Extract the full listing verbatim and drop any pictures from your copy.

─── Given data ───

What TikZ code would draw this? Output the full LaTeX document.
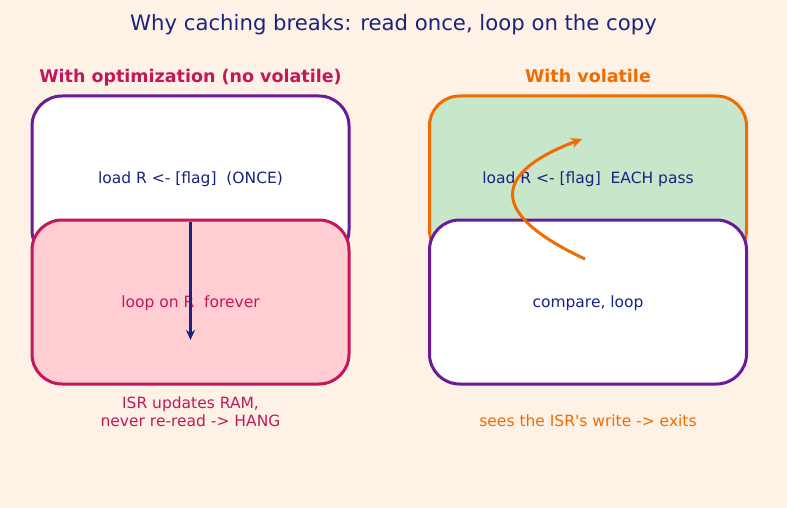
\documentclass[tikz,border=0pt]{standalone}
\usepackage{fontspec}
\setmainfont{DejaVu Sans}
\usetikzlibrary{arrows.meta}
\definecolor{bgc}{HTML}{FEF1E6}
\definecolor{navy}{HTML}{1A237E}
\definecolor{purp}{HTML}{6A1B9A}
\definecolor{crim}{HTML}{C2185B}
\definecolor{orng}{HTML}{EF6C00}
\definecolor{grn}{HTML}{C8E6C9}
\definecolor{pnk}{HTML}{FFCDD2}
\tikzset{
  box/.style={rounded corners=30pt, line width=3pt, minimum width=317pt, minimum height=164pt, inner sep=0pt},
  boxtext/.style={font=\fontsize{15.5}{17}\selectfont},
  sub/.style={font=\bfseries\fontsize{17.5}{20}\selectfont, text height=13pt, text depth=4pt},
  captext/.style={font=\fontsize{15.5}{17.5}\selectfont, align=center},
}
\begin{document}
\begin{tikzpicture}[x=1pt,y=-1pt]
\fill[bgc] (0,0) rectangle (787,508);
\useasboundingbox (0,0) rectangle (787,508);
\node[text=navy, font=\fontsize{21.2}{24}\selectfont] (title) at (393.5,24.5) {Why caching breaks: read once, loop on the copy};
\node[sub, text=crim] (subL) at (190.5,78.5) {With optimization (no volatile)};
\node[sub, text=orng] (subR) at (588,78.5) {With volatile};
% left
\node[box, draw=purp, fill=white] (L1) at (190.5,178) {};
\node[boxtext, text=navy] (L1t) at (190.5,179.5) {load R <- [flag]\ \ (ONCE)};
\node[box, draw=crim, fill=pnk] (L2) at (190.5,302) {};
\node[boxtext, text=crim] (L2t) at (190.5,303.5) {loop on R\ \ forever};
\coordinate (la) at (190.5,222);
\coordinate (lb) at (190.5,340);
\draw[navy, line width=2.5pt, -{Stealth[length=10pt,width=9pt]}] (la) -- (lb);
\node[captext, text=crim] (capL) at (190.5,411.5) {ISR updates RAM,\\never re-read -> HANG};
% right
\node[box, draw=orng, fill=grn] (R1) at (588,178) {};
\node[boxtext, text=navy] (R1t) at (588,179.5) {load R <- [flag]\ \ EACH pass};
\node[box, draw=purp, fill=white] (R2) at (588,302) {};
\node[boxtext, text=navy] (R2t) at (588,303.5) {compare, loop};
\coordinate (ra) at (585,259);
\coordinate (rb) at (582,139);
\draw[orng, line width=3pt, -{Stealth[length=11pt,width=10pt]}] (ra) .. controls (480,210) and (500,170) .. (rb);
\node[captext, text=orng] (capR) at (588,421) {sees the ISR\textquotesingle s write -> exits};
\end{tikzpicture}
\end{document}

───

Result for this task:
What TikZ code would draw this? Output the full LaTeX document.
\documentclass[tikz,border=0pt]{standalone}
\usepackage{fontspec}
\setmainfont{DejaVu Sans}
\usetikzlibrary{arrows.meta}
\definecolor{bgc}{HTML}{FEF1E6}
\definecolor{navy}{HTML}{1A237E}
\definecolor{purp}{HTML}{6A1B9A}
\definecolor{crim}{HTML}{C2185B}
\definecolor{orng}{HTML}{EF6C00}
\definecolor{grn}{HTML}{C8E6C9}
\definecolor{pnk}{HTML}{FFCDD2}
\tikzset{
  box/.style={rounded corners=30pt, line width=3pt, minimum width=317pt, minimum height=164pt, inner sep=0pt},
  boxtext/.style={font=\fontsize{15.5}{17}\selectfont},
  sub/.style={font=\bfseries\fontsize{17.5}{20}\selectfont, text height=13pt, text depth=4pt},
  captext/.style={font=\fontsize{15.5}{17.5}\selectfont, align=center},
}
\begin{document}
\begin{tikzpicture}[x=1pt,y=-1pt]
\fill[bgc] (0,0) rectangle (787,508);
\useasboundingbox (0,0) rectangle (787,508);
\node[text=navy, font=\fontsize{21.2}{24}\selectfont] (title) at (393.5,24.5) {Why caching breaks: read once, loop on the copy};
\node[sub, text=crim] (subL) at (190.5,78.5) {With optimization (no volatile)};
\node[sub, text=orng] (subR) at (588,78.5) {With volatile};
% left
\node[box, draw=purp, fill=white] (L1) at (190.5,178) {};
\node[boxtext, text=navy] (L1t) at (190.5,179.5) {load R <- [flag]\ \ (ONCE)};
\node[box, draw=crim, fill=pnk] (L2) at (190.5,302) {};
\node[boxtext, text=crim] (L2t) at (190.5,303.5) {loop on R\ \ forever};
\coordinate (la) at (190.5,222);
\coordinate (lb) at (190.5,340);
\draw[navy, line width=2.5pt, -{Stealth[length=10pt,width=9pt]}] (la) -- (lb);
\node[captext, text=crim] (capL) at (190.5,411.5) {ISR updates RAM,\\never re-read -> HANG};
% right
\node[box, draw=orng, fill=grn] (R1) at (588,178) {};
\node[boxtext, text=navy] (R1t) at (588,179.5) {load R <- [flag]\ \ EACH pass};
\node[box, draw=purp, fill=white] (R2) at (588,302) {};
\node[boxtext, text=navy] (R2t) at (588,303.5) {compare, loop};
\coordinate (ra) at (585,259);
\coordinate (rb) at (582,139);
\draw[orng, line width=3pt, -{Stealth[length=11pt,width=10pt]}] (ra) .. controls (480,210) and (500,170) .. (rb);
\node[captext, text=orng] (capR) at (588,421) {sees the ISR\textquotesingle s write -> exits};
\end{tikzpicture}
\end{document}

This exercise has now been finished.